• Problem to work on: Nothing in the data should change when you return it, but leave the pictures out.

• Supplied data:
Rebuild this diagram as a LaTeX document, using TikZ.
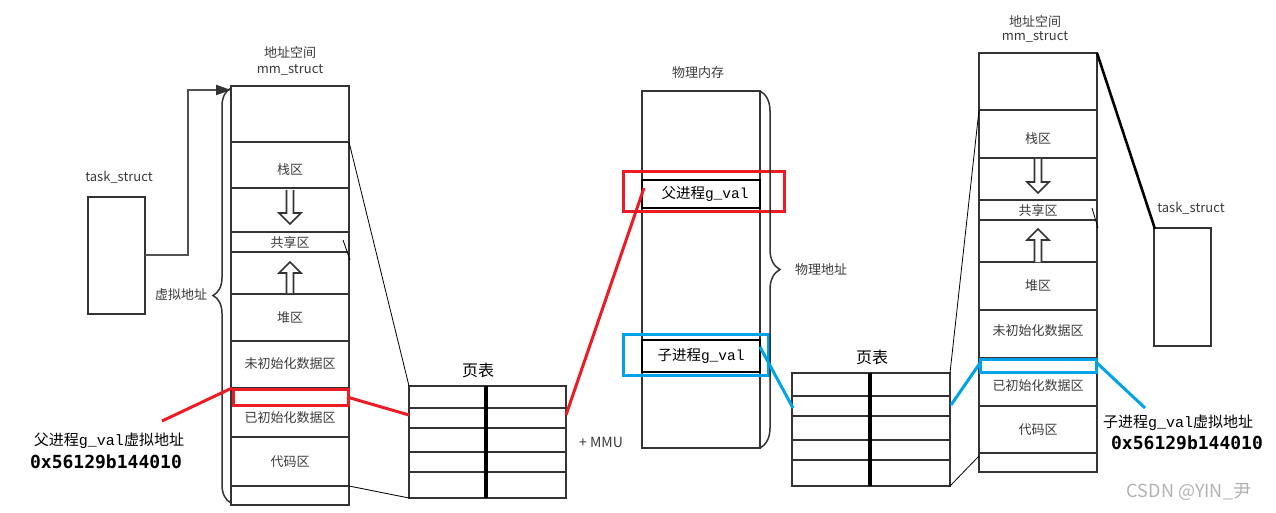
\documentclass[tikz,border=0pt]{standalone}
\usepackage{fontspec}
\setmainfont{Noto Sans CJK SC}
\newfontfamily\monof{Liberation Mono}
\newfontfamily\addrf{DejaVu Sans Mono}
\usetikzlibrary{arrows.meta,decorations.pathreplacing}
\definecolor{linec}{HTML}{333333}
\definecolor{txt}{HTML}{3A3A3A}
\definecolor{redc}{HTML}{ED1C24}
\definecolor{bluec}{HTML}{00A2E8}
\tikzset{
  box/.style={draw=linec,line width=2pt},
  lbl/.style={font=\fontsize{13}{15}\selectfont,text=txt,inner sep=0pt},
  big/.style={font=\fontsize{16}{18}\selectfont,text=black,inner sep=0pt},
  gv/.style={font=\fontsize{14.5}{16}\selectfont,text=black,inner sep=0pt},
  vaddr/.style={font=\fontsize{15}{17}\selectfont,text=black,inner sep=0pt},
  addr/.style={font=\addrf\bfseries\fontsize{18}{20}\selectfont,text=black,inner sep=0pt},
  thinl/.style={draw=black,line width=0.8pt},
  redl/.style={draw=redc,line width=3pt},
  bluel/.style={draw=bluec,line width=3pt},
  harrow/.style={draw=linec,line width=1.6pt,fill=white,line join=miter},
  bracest/.style={draw=linec,line width=1.5pt,decorate},
}
\newcommand{\hollowarr}[4]{\draw[harrow] (#1-3.5,#2) -- (#1-3.5,#3) -- (#1-11,#3) -- (#1,#4) -- (#1+11,#3) -- (#1+3.5,#3) -- (#1+3.5,#2);}
\begin{document}
\begin{tikzpicture}[x=1pt,y=-1pt]
\useasboundingbox (0,0) rectangle (1276,513);

% ---------- left address space ----------
\node[lbl] (ltitle1) at (290,53) {地址空间};
\node[lbl] (ltitle2) at (290,70) {mm\_struct};
\draw[box] (231,86) rectangle (349,505);
\foreach \y in {142,188,232,252,294,341,388,437,486} \draw[box] (231,\y) -- (349,\y);
\node[lbl] (lstack) at (290,170) {栈区};
\node[lbl] (lshare) at (290,243) {共享区};
\node[lbl] (lheap) at (290,318) {堆区};
\node[lbl] (lbss) at (290,364) {未初始化数据区};
\node[lbl] (ldata) at (290,418) {已初始化数据区};
\node[lbl] (lcode) at (290,462) {代码区};
\hollowarr{290}{190}{213}{224}
\hollowarr{290}{293}{273}{262}
\draw[thinl] (343,240) -- (350,260);
\coordinate (lstackR) at (349,142);
\coordinate (lbotR) at (349,486);
\draw[redl] (233,389) rectangle (348,405);
\coordinate (lredL) at (232,388);
\coordinate (lredR) at (347,397);

% brace virtual address
\draw[bracest,decoration={brace,amplitude=18pt}] (231,503) -- (231,88);
\node[lbl] (lvirt) at (181,295) {虚拟地址};

% left task_struct
\node[lbl] (ltask) at (119,177) {task\_struct};
\draw[box] (88,197) rectangle (145,314);
\coordinate (ltaskR) at (145,255);
\coordinate (lmmTop) at (231,90);
\draw[draw=linec!85,line width=2pt,-{Triangle[length=15pt,width=10pt,color=linec,fill=linec]}] (ltaskR) -- (188,255) -- (188,90) -- (lmmTop);

% parent virtual address label
\node[vaddr] (pva) at (109,441) {父进程{\monof g\_val}虚拟地址};
\node[addr] (paddr) at (106,462) {0x56129b144010};
\coordinate (pvaTip) at (162,421);
\draw[redl] (pvaTip) -- (lredL);

% ---------- page table 1 ----------
\node[big] (pt1) at (478,370) {页表};
\draw[box] (409,386) rectangle (566,498);
\foreach \y in {408,428,452,472} \draw[box] (409,\y) -- (566,\y);
\draw[draw=black,line width=3.5pt] (486,386) -- (486,498);
\coordinate (pt1TL) at (409,386);
\coordinate (pt1BL) at (409,498);
\coordinate (pt1L) at (409,415);
\coordinate (pt1R) at (566,415);
\node[lbl,font=\fontsize{14}{16}\selectfont] (mmu) at (601,442) {+ MMU};
\draw[thinl] (lstackR) -- (pt1TL);
\draw[thinl] (lbotR) -- (pt1BL);
\draw[redl] (lredR) -- (pt1L);

% ---------- physical memory ----------
\node[lbl] (phys) at (698,73) {物理内存};
\draw[box] (642,91) rectangle (760,448);
\draw[draw=black,line width=1.4pt] (642,180) rectangle (760,208);
\draw[draw=black,line width=1.4pt] (642,340) rectangle (760,372);
\node[gv] (pgv) at (705,194) {父进程{\monof g\_val}};
\node[gv] (cgv) at (701,356) {子进程{\monof g\_val}};
\draw[redl] (623,172) rectangle (784,211);
\draw[bluel] (623,334) rectangle (768,375);
\coordinate (pgvL) at (644,188);
\coordinate (cgvR) at (760,347);
\draw[redl] (pt1R) -- (pgvL);
\draw[bracest,decoration={brace,amplitude=20pt}] (760,91) -- (760,448);
\node[lbl] (physaddr) at (821,270) {物理地址};

% ---------- page table 2 ----------
\node[big] (pt2) at (872,357) {页表};
\draw[box] (792,373) rectangle (950,486);
\foreach \y in {396,416,440,460} \draw[box] (792,\y) -- (950,\y);
\draw[draw=black,line width=3.5pt] (870,373) -- (870,486);
\coordinate (pt2L) at (793,408);
\coordinate (pt2R) at (951,405);
\coordinate (pt2TR) at (950,373);
\coordinate (pt2BR) at (950,486);
\draw[bluel] (cgvR) -- (pt2L);

% ---------- right address space ----------
\node[lbl] (rtitle1) at (1035,22) {地址空间};
\node[lbl] (rtitle2) at (1035,37) {mm\_struct};
\draw[box] (979,53) rectangle (1097,472);
\foreach \y in {110,158,200,220,262,310,358,406,453} \draw[box] (979,\y) -- (1097,\y);
\node[lbl] (rstack) at (1038,139) {栈区};
\node[lbl] (rshare) at (1038,211) {共享区};
\node[lbl] (rheap) at (1038,286) {堆区};
\node[lbl] (rbss) at (1038,331) {未初始化数据区};
\node[lbl] (rdata) at (1038,386) {已初始化数据区};
\node[lbl] (rcode) at (1038,430) {代码区};
\hollowarr{1038}{159}{182}{193}
\hollowarr{1038}{262}{240}{229}
\draw[thinl] (1092,208) -- (1098,228);
\draw[bluel] (980,359) rectangle (1096,372);
\coordinate (rstackL) at (979,110);
\coordinate (rbotL) at (979,456);
\coordinate (rblueL) at (980,363);
\coordinate (rblueR) at (1097,363);
\coordinate (rtopR) at (1097,53);
\draw[thinl] (rstackL) -- (pt2TR);
\draw[thinl] (rbotL) -- (pt2BR);
\draw[bluel] (pt2R) -- (rblueL);

% right task_struct
\node[lbl] (rtask) at (1191,208) {task\_struct};
\draw[box] (1154,228) rectangle (1211,346);
\coordinate (rtaskTL) at (1155,229);
\draw[draw=black,line width=2.6pt] (rtopR) -- (rtaskTL);

% child virtual address label
\coordinate (cvaTip) at (1145,408);
\draw[bluel] (rblueR) -- (cvaTip);
\node[vaddr] (cva) at (1178,423) {子进程{\monof g\_val}虚拟地址};
\node[addr] (caddr) at (1187,443) {0x56129b144010};

% watermark
\node[font=\fontsize{18}{20}\selectfont,text=black!30,inner sep=0pt] (wm) at (1189,492) {CSDN @YIN\_尹};
\end{tikzpicture}
\end{document}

• The answer:
Rebuild this diagram as a LaTeX document, using TikZ.
\documentclass[tikz,border=0pt]{standalone}
\usepackage{fontspec}
\setmainfont{Noto Sans CJK SC}
\newfontfamily\monof{Liberation Mono}
\newfontfamily\addrf{DejaVu Sans Mono}
\usetikzlibrary{arrows.meta,decorations.pathreplacing}
\definecolor{linec}{HTML}{333333}
\definecolor{txt}{HTML}{3A3A3A}
\definecolor{redc}{HTML}{ED1C24}
\definecolor{bluec}{HTML}{00A2E8}
\tikzset{
  box/.style={draw=linec,line width=2pt},
  lbl/.style={font=\fontsize{13}{15}\selectfont,text=txt,inner sep=0pt},
  big/.style={font=\fontsize{16}{18}\selectfont,text=black,inner sep=0pt},
  gv/.style={font=\fontsize{14.5}{16}\selectfont,text=black,inner sep=0pt},
  vaddr/.style={font=\fontsize{15}{17}\selectfont,text=black,inner sep=0pt},
  addr/.style={font=\addrf\bfseries\fontsize{18}{20}\selectfont,text=black,inner sep=0pt},
  thinl/.style={draw=black,line width=0.8pt},
  redl/.style={draw=redc,line width=3pt},
  bluel/.style={draw=bluec,line width=3pt},
  harrow/.style={draw=linec,line width=1.6pt,fill=white,line join=miter},
  bracest/.style={draw=linec,line width=1.5pt,decorate},
}
\newcommand{\hollowarr}[4]{\draw[harrow] (#1-3.5,#2) -- (#1-3.5,#3) -- (#1-11,#3) -- (#1,#4) -- (#1+11,#3) -- (#1+3.5,#3) -- (#1+3.5,#2);}
\begin{document}
\begin{tikzpicture}[x=1pt,y=-1pt]
\useasboundingbox (0,0) rectangle (1276,513);

% ---------- left address space ----------
\node[lbl] (ltitle1) at (290,53) {地址空间};
\node[lbl] (ltitle2) at (290,70) {mm\_struct};
\draw[box] (231,86) rectangle (349,505);
\foreach \y in {142,188,232,252,294,341,388,437,486} \draw[box] (231,\y) -- (349,\y);
\node[lbl] (lstack) at (290,170) {栈区};
\node[lbl] (lshare) at (290,243) {共享区};
\node[lbl] (lheap) at (290,318) {堆区};
\node[lbl] (lbss) at (290,364) {未初始化数据区};
\node[lbl] (ldata) at (290,418) {已初始化数据区};
\node[lbl] (lcode) at (290,462) {代码区};
\hollowarr{290}{190}{213}{224}
\hollowarr{290}{293}{273}{262}
\draw[thinl] (343,240) -- (350,260);
\coordinate (lstackR) at (349,142);
\coordinate (lbotR) at (349,486);
\draw[redl] (233,389) rectangle (348,405);
\coordinate (lredL) at (232,388);
\coordinate (lredR) at (347,397);

% brace virtual address
\draw[bracest,decoration={brace,amplitude=18pt}] (231,503) -- (231,88);
\node[lbl] (lvirt) at (181,295) {虚拟地址};

% left task_struct
\node[lbl] (ltask) at (119,177) {task\_struct};
\draw[box] (88,197) rectangle (145,314);
\coordinate (ltaskR) at (145,255);
\coordinate (lmmTop) at (231,90);
\draw[draw=linec!85,line width=2pt,-{Triangle[length=15pt,width=10pt,color=linec,fill=linec]}] (ltaskR) -- (188,255) -- (188,90) -- (lmmTop);

% parent virtual address label
\node[vaddr] (pva) at (109,441) {父进程{\monof g\_val}虚拟地址};
\node[addr] (paddr) at (106,462) {0x56129b144010};
\coordinate (pvaTip) at (162,421);
\draw[redl] (pvaTip) -- (lredL);

% ---------- page table 1 ----------
\node[big] (pt1) at (478,370) {页表};
\draw[box] (409,386) rectangle (566,498);
\foreach \y in {408,428,452,472} \draw[box] (409,\y) -- (566,\y);
\draw[draw=black,line width=3.5pt] (486,386) -- (486,498);
\coordinate (pt1TL) at (409,386);
\coordinate (pt1BL) at (409,498);
\coordinate (pt1L) at (409,415);
\coordinate (pt1R) at (566,415);
\node[lbl,font=\fontsize{14}{16}\selectfont] (mmu) at (601,442) {+ MMU};
\draw[thinl] (lstackR) -- (pt1TL);
\draw[thinl] (lbotR) -- (pt1BL);
\draw[redl] (lredR) -- (pt1L);

% ---------- physical memory ----------
\node[lbl] (phys) at (698,73) {物理内存};
\draw[box] (642,91) rectangle (760,448);
\draw[draw=black,line width=1.4pt] (642,180) rectangle (760,208);
\draw[draw=black,line width=1.4pt] (642,340) rectangle (760,372);
\node[gv] (pgv) at (705,194) {父进程{\monof g\_val}};
\node[gv] (cgv) at (701,356) {子进程{\monof g\_val}};
\draw[redl] (623,172) rectangle (784,211);
\draw[bluel] (623,334) rectangle (768,375);
\coordinate (pgvL) at (644,188);
\coordinate (cgvR) at (760,347);
\draw[redl] (pt1R) -- (pgvL);
\draw[bracest,decoration={brace,amplitude=20pt}] (760,91) -- (760,448);
\node[lbl] (physaddr) at (821,270) {物理地址};

% ---------- page table 2 ----------
\node[big] (pt2) at (872,357) {页表};
\draw[box] (792,373) rectangle (950,486);
\foreach \y in {396,416,440,460} \draw[box] (792,\y) -- (950,\y);
\draw[draw=black,line width=3.5pt] (870,373) -- (870,486);
\coordinate (pt2L) at (793,408);
\coordinate (pt2R) at (951,405);
\coordinate (pt2TR) at (950,373);
\coordinate (pt2BR) at (950,486);
\draw[bluel] (cgvR) -- (pt2L);

% ---------- right address space ----------
\node[lbl] (rtitle1) at (1035,22) {地址空间};
\node[lbl] (rtitle2) at (1035,37) {mm\_struct};
\draw[box] (979,53) rectangle (1097,472);
\foreach \y in {110,158,200,220,262,310,358,406,453} \draw[box] (979,\y) -- (1097,\y);
\node[lbl] (rstack) at (1038,139) {栈区};
\node[lbl] (rshare) at (1038,211) {共享区};
\node[lbl] (rheap) at (1038,286) {堆区};
\node[lbl] (rbss) at (1038,331) {未初始化数据区};
\node[lbl] (rdata) at (1038,386) {已初始化数据区};
\node[lbl] (rcode) at (1038,430) {代码区};
\hollowarr{1038}{159}{182}{193}
\hollowarr{1038}{262}{240}{229}
\draw[thinl] (1092,208) -- (1098,228);
\draw[bluel] (980,359) rectangle (1096,372);
\coordinate (rstackL) at (979,110);
\coordinate (rbotL) at (979,456);
\coordinate (rblueL) at (980,363);
\coordinate (rblueR) at (1097,363);
\coordinate (rtopR) at (1097,53);
\draw[thinl] (rstackL) -- (pt2TR);
\draw[thinl] (rbotL) -- (pt2BR);
\draw[bluel] (pt2R) -- (rblueL);

% right task_struct
\node[lbl] (rtask) at (1191,208) {task\_struct};
\draw[box] (1154,228) rectangle (1211,346);
\coordinate (rtaskTL) at (1155,229);
\draw[draw=black,line width=2.6pt] (rtopR) -- (rtaskTL);

% child virtual address label
\coordinate (cvaTip) at (1145,408);
\draw[bluel] (rblueR) -- (cvaTip);
\node[vaddr] (cva) at (1178,423) {子进程{\monof g\_val}虚拟地址};
\node[addr] (caddr) at (1187,443) {0x56129b144010};

% watermark
\node[font=\fontsize{18}{20}\selectfont,text=black!30,inner sep=0pt] (wm) at (1189,492) {CSDN @YIN\_尹};
\end{tikzpicture}
\end{document}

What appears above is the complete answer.